Mainframe shops that invest in getting current with operating systems and software can run mainframes at lower cost than those that don’t. Investing in legacy is, and can be, a competitive advantage. Is legacy always better than new application build-out on new hardware systems? Certainly not. But neither is migrating to the newest cool shiny thing a guarantee of lower cost of management and operations. Mainframe shops running current hardware and software can take advantage of lower cost subsystems for running Linux, data and Java workloads for example.

Bottom line- not investing in legacy is a false economy.

14 comments

  1. James – very nice insight. It is the marriage of continued investment in legacy – maintaining it and evolving it which is the point. Stability and wealth are built on these principals. Thank you for calling this out.

    1. my pleasure teressa. and thanks muchly for taking the time to comment here. not enough IBMers do! 🙂

  2. Of course I like this. 🙂 And it echoes much of my own thinking. I see a lot of this lack of attention to maintenance – or even understanding what they’ve got.

    1. Amen, Martin, amen. If you buy the snake-oil of outsourcing overseas with the crack cocaine of cutting costs, your IT becomes out-of-sight, out-of-mind. Then your mission-critical processes come to a collision with a brick wall, and suddenly you remember what you outsourced.

      There’s a reason why it’s so cheap folks – the people they are hiring don’t even come close experience-wise to the ones you are letting go, you know, the ones that keep things running and making it better.

  3. Excellent piece, James. Those who urge innovation over supporting the existing infrastructure fail to appreciate how easily IBM has made it to innovate on top of the mainframe through Java, WebSphere, Linux, IBM connections, and a host of other tools and technologies that work with the mainframe.

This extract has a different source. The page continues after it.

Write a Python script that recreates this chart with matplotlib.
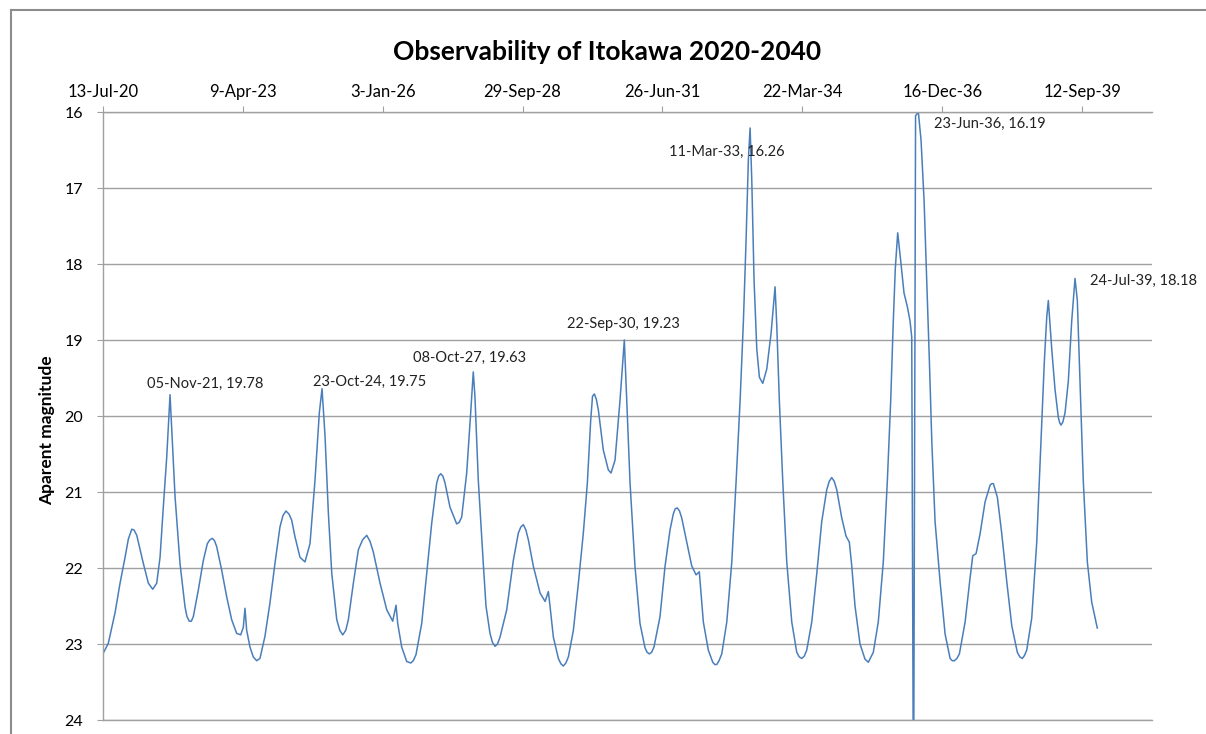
import numpy as np
import pandas as pd
import matplotlib
matplotlib.use('Agg')
import matplotlib.pyplot as plt
from matplotlib.lines import Line2D

plt.rcParams['font.family'] = ['Lato', 'DejaVu Sans']

# epochs as decimal years and apparent magnitude
years = [2020.536, 2020.634, 2020.765, 2020.863, 2020.961, 2021.025, 2021.092, 2021.137, 2021.190, 2021.319,
         2021.417, 2021.503, 2021.581, 2021.646, 2021.710, 2021.777, 2021.842, 2021.875, 2021.940, 2022.037,
         2022.135, 2022.174, 2022.219, 2022.259, 2022.298, 2022.396, 2022.494, 2022.572, 2022.621, 2022.670,
         2022.713, 2022.756, 2022.854, 2022.952, 2023.049, 2023.147, 2023.226, 2023.277, 2023.310, 2023.343,
         2023.408, 2023.472, 2023.539, 2023.603, 2023.701, 2023.799, 2023.897, 2023.995, 2024.054, 2024.112,
         2024.171, 2024.224, 2024.289, 2024.387, 2024.484, 2024.582, 2024.680, 2024.764, 2024.817, 2024.876,
         2024.941, 2025.007, 2025.105, 2025.164, 2025.222, 2025.281, 2025.332, 2025.430, 2025.528, 2025.610,
         2025.692, 2025.757, 2025.821, 2025.953, 2026.084, 2026.201, 2026.266, 2026.299, 2026.377, 2026.475,
         2026.554, 2026.604, 2026.657, 2026.769, 2026.867, 2026.965, 2027.063, 2027.102, 2027.141, 2027.183,
         2027.225, 2027.323, 2027.454, 2027.503, 2027.552, 2027.650, 2027.728, 2027.779, 2027.812, 2027.877,
         2027.975, 2028.028, 2028.106, 2028.155, 2028.204, 2028.253, 2028.302, 2028.433, 2028.562, 2028.660,
         2028.709, 2028.758, 2028.807, 2028.856, 2028.954, 2029.085, 2029.183, 2029.247, 2029.281, 2029.345,
         2029.443, 2029.492, 2029.541, 2029.590, 2029.639, 2029.737, 2029.835, 2029.932, 2030.011, 2030.077,
         2030.112, 2030.148, 2030.187, 2030.226, 2030.324, 2030.422, 2030.475, 2030.553, 2030.651, 2030.735,
         2030.782, 2030.847, 2030.944, 2031.042, 2031.140, 2031.183, 2031.224, 2031.269, 2031.316, 2031.434,
         2031.532, 2031.630, 2031.694, 2031.733, 2031.773, 2031.816, 2031.859, 2031.957, 2032.054, 2032.139,
         2032.203, 2032.231, 2032.282, 2032.379, 2032.466, 2032.505, 2032.544, 2032.589, 2032.642, 2032.740,
         2032.838, 2032.922, 2033.000, 2033.065, 2033.117, 2033.162, 2033.196, 2033.229, 2033.274, 2033.327,
         2033.378, 2033.444, 2033.523, 2033.607, 2033.685, 2033.718, 2033.769, 2033.836, 2033.914, 2034.012,
         2034.110, 2034.159, 2034.208, 2034.257, 2034.306, 2034.404, 2034.501, 2034.599, 2034.697, 2034.746,
         2034.795, 2034.844, 2034.893, 2034.991, 2035.075, 2035.140, 2035.187, 2035.251, 2035.349, 2035.447,
         2035.512, 2035.609, 2035.707, 2035.805, 2035.884, 2035.950, 2036.001, 2036.040, 2036.087, 2036.146,
         2036.210, 2036.275, 2036.328, 2036.361, 2036.396, 2036.436, 2036.490, 2036.543, 2036.602, 2036.655,
         2036.706, 2036.753, 2036.817, 2036.915, 2037.013, 2037.111, 2037.154, 2037.195, 2037.244, 2037.293,
         2037.405, 2037.502, 2037.555, 2037.620, 2037.698, 2037.796, 2037.894, 2037.927, 2037.959, 2038.037,
         2038.123, 2038.221, 2038.319, 2038.428, 2038.477, 2038.526, 2038.569, 2038.612, 2038.710, 2038.808,
         2038.892, 2038.957, 2039.004, 2039.035, 2039.102, 2039.166, 2039.231, 2039.258, 2039.284, 2039.319,
         2039.362, 2039.427, 2039.493, 2039.558, 2039.603, 2039.656, 2039.720, 2039.799, 2039.885, 2039.994]

mags = [23.12, 22.99, 22.59, 22.20, 21.86, 21.62, 21.49, 21.50, 21.57, 21.94,
        22.20, 22.28, 22.20, 21.86, 21.20, 20.54, 19.72, 20.18, 21.06, 21.94,
        22.51, 22.64, 22.70, 22.70, 22.64, 22.29, 21.90, 21.68, 21.63, 21.61,
        21.64, 21.72, 22.03, 22.38, 22.68, 22.86, 22.88, 22.78, 22.53, 22.82,
        23.04, 23.17, 23.22, 23.19, 22.90, 22.46, 21.94, 21.46, 21.31, 21.25,
        21.29, 21.37, 21.59, 21.86, 21.92, 21.68, 20.84, 19.96, 19.64, 20.27,
        21.28, 22.07, 22.68, 22.82, 22.88, 22.82, 22.68, 22.20, 21.76, 21.63,
        21.57, 21.65, 21.79, 22.20, 22.55, 22.70, 22.49, 22.73, 23.04, 23.23,
        23.25, 23.22, 23.14, 22.73, 22.07, 21.41, 20.88, 20.79, 20.76, 20.79,
        20.88, 21.20, 21.42, 21.40, 21.33, 20.75, 19.96, 19.42, 19.75, 20.84,
        21.94, 22.50, 22.86, 22.98, 23.03, 23.00, 22.91, 22.55, 21.90, 21.54,
        21.46, 21.43, 21.50, 21.63, 21.98, 22.33, 22.44, 22.31, 22.51, 22.91,
        23.19, 23.26, 23.29, 23.25, 23.17, 22.82, 22.20, 21.54, 20.88, 20.05,
        19.74, 19.71, 19.78, 19.92, 20.45, 20.71, 20.75, 20.58, 19.79, 19.00,
        19.79, 20.88, 21.98, 22.73, 23.05, 23.11, 23.13, 23.11, 23.04, 22.64,
        21.98, 21.50, 21.29, 21.22, 21.21, 21.25, 21.34, 21.66, 21.97, 22.09,
        22.05, 22.29, 22.71, 23.08, 23.24, 23.27, 23.27, 23.22, 23.13, 22.71,
        21.92, 20.86, 19.80, 18.75, 17.69, 16.63, 16.21, 16.90, 18.22, 19.12,
        19.49, 19.57, 19.38, 18.91, 18.30, 18.80, 19.80, 20.86, 21.92, 22.71,
        23.11, 23.17, 23.19, 23.16, 23.08, 22.71, 22.08, 21.39, 20.97, 20.86,
        20.81, 20.86, 20.97, 21.34, 21.58, 21.66, 21.97, 22.50, 23.00, 23.20,
        23.24, 23.11, 22.71, 21.92, 20.86, 19.80, 18.75, 18.06, 17.59, 17.96,
        18.38, 18.56, 18.75, 18.96, 25.50, 16.05, 16.00, 16.37, 17.16, 18.22,
        19.28, 20.33, 21.39, 22.18, 22.87, 23.19, 23.22, 23.22, 23.19, 23.13,
        22.71, 22.13, 21.84, 21.81, 21.55, 21.13, 20.91, 20.89, 20.89, 21.07,
        21.55, 22.18, 22.76, 23.11, 23.17, 23.19, 23.15, 23.08, 22.66, 21.66,
        20.33, 19.28, 18.70, 18.48, 19.12, 19.65, 20.02, 20.09, 20.12, 20.08,
        19.96, 19.54, 18.75, 18.19, 18.48, 19.54, 20.86, 21.92, 22.45, 22.79]

tick_labels = ['13-Jul-20', '9-Apr-23', '3-Jan-26', '29-Sep-28',
               '26-Jun-31', '22-Mar-34', '16-Dec-36', '12-Sep-39']
y_ticks = [16, 17, 18, 19, 20, 21, 22, 23, 24]

peak_labels = ['05-Nov-21, 19.78', '23-Oct-24, 19.75', '08-Oct-27, 19.63',
               '22-Sep-30, 19.23', '11-Mar-33, 16.26', '23-Jun-36, 16.19',
               '24-Jul-39, 18.18']
# where each label sits relative to its point (pixels, y up)
label_offsets = [(-23, 15), (-9, 15), (-60, 30), (-57, 33),
                 (-81, -20), (16, 3), (15, -3)]

assert len(years) == len(mags)


def to_date(y):
    yr = int(y)
    start = pd.Timestamp(year=yr, month=1, day=1)
    length = (pd.Timestamp(year=yr + 1, month=1, day=1) - start).days
    return start + pd.Timedelta(days=(y - yr) * length)


dates = pd.DatetimeIndex([to_date(y) for y in years])
tick_pos = pd.to_datetime(tick_labels, format='%d-%b-%y')

W, H = 1206, 734
fig = plt.figure(figsize=(W / 100, H / 100), dpi=100)
ax = fig.add_axes([103 / W, 1 - 720 / H, (1152 - 103) / W, (720 - 112) / H])

ax.plot(dates, mags, color='#4a7ebb', lw=1.1, solid_joinstyle='round')

ax.set_xlim(tick_pos[0], tick_pos[0] + pd.Timedelta(days=7500))
ax.set_ylim(24, 16)
ax.set_xticks(tick_pos)
ax.set_xticklabels(tick_labels)
ax.set_yticks(y_ticks)
ax.set_yticklabels([str(v) for v in y_ticks])
ax.xaxis.tick_top()

grey = '#a0a0a0'
ax.grid(axis='y', color=grey, lw=1.0)
ax.set_axisbelow(True)
ax.spines['right'].set_visible(False)
for s in ['left', 'top', 'bottom']:
    ax.spines[s].set_color(grey)
    ax.spines[s].set_linewidth(1.0)
ax.tick_params(axis='x', direction='out', length=4.3, color=grey, labelsize=12, pad=4)
ax.tick_params(axis='y', direction='out', length=4.3, color=grey, labelsize=11.5, pad=10)

ax.set_ylabel('Aparent magnitude', fontsize=12.5, fontweight='bold')
ax.yaxis.set_label_coords(-(103 - 55) / 1049, (720 - 430) / 608)

for lab, off in zip(peak_labels, label_offsets):
    d, v = lab.split(', ')
    ax.annotate(lab, (pd.to_datetime(d, format='%d-%b-%y'), float(v)),
                xytext=off, textcoords='offset pixels',
                ha='left', va='center', fontsize=10.5, color='#222222')

fig.text(607 / W, 1 - 60 / H, 'Observability of Itokawa 2020-2040',
         ha='center', va='baseline', fontsize=19, fontweight='bold')

# chart frame
fig.add_artist(Line2D([11 / W, 1], [1 - 10 / H, 1 - 10 / H], color='#8c8c8c', lw=1.5))
fig.add_artist(Line2D([11 / W, 11 / W], [0, 1 - 10 / H], color='#8c8c8c', lw=1.5))

fig.savefig('out.png', dpi=100)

  4. Why do we even call mainframes “Legacy”? Linux has been around since the 90s, same with Windows. The server architectures get incremental upgrades, sure, but thats the same with the Mainframe. Hell, IBM released the newest version of z/OS in september. Calling it ‘legacy’ shows a complete misunderstanding by tech journalists of how dependent the global IT marketplace is on mainframes.

    How would this article have gone if instead of the mainframe it was Windows NT running on Pentium IIIs?

    1. angry much mainframe767? when i was a tech reporter my nickname was “legacy boy” because i covered mainframe and more mature tech stuff. legacy really just means a production system, but it also has a common and widely held definition in the market. and yes windows NT is indeed legacy now- a smart organisation is going to invest in their windows server portfolio too.

  5. […] via The Lesson of RBS: Invest in legacy, Invest in the mainframe. […]

  6. All that glitters is not (necessarily) gold! Good point well made.

  7. I’ve been on software companies that had a “mainframe” runtime that generated 80% of company revenue and the sexy systems of engagement where they figured “the future” was. The staffing was the reverse of the revenue (80% sexy distributed stuff, 20% “mainframe”). The company eventually folded. Even with this example though … Systems of Engagement should not be belittled and Systems of Record should be stable and monitorable enough that maintaining them is not horribly expensive. As new work comes along … there are metrics to identify where the various platforms excel.

    I applaud RBC for seeing the problem and not doing the knee-jerk reaction of “migrate off the mainframe to the “modern” and “cheap” platforms. Sometimes migration is a good idea, often it is not, and never are the migration consultants up front about all real costs. As for “modern” … Z can run the latest versions of new server software, and when I say “cheap” … it’s the old story where people don’t factor in that that 32 core “cheap” box needs all the software licensed on 32 cores (and the 32 cores for redundancy and the 32 cores for DR and the 16 cores for dev and test, …). There still truly are times when migration makes sense, but a large % of migration projects would love to go back and in time if they could, as that 2 year ROI turns into a 29 year ROI (or worse).

  8. I would agree with many comments here as well as the article itself. Another gem, Mr. Governor.

    The notion that legacy is fundamentally a bad thing is too simplistic a view -a well-cared-for core system will continue to provide business value that far outweighs the cost and risk of replacing it. Moreover, age is not a sensible indicator of value. One only has to think of recent technology “standards” that have gone as quickly as they appeared to witness the folly that everything new is the right option. As ever, a balanced view needs to be taken.

    Investing sensibly in improving the operational efficiency of IT (and therefore the business) is the right driver, which will mean making investments in existing systems as well as any newer innovations. In fact, seeking to deliver and manage existing workload more efficiently negates many concerns about so-called legacy by removing needless costs, improving core system quality and mitigating the risk of failure. Using emerging standards like Eclipse, zEnterprise and other 21st century innovations allow tried-and-trusted mainframe technology to serve the new demands of today’s market more efficiently.

    1. thanks Derek. I think Vince in particular nails it. We apparently celebrate go faster stripes, and fancy fibreglass spoilers, rather than a V8 engine.

  9. Thank you for the excellent article. Some recent work that I’ve done have included modifying and squeezing the most out of 30 – 40 year old mainframe applications that are still valuable rules engines. They are paid for and stable. So maintenance is minimal. I am currently in a shop that is switching over from stable mainframe technologies to open-source consortium/collective created Java and Oracle based applications. The IT outsourcing has never paid for itself. With high rates of turnover business knowledge is never obtained/retrained. There seems to be no understanding that knowing COBOL/CICS/DB2 is a quarter or less of what a developer/analyst needs to know. Again thank you for an excellent article.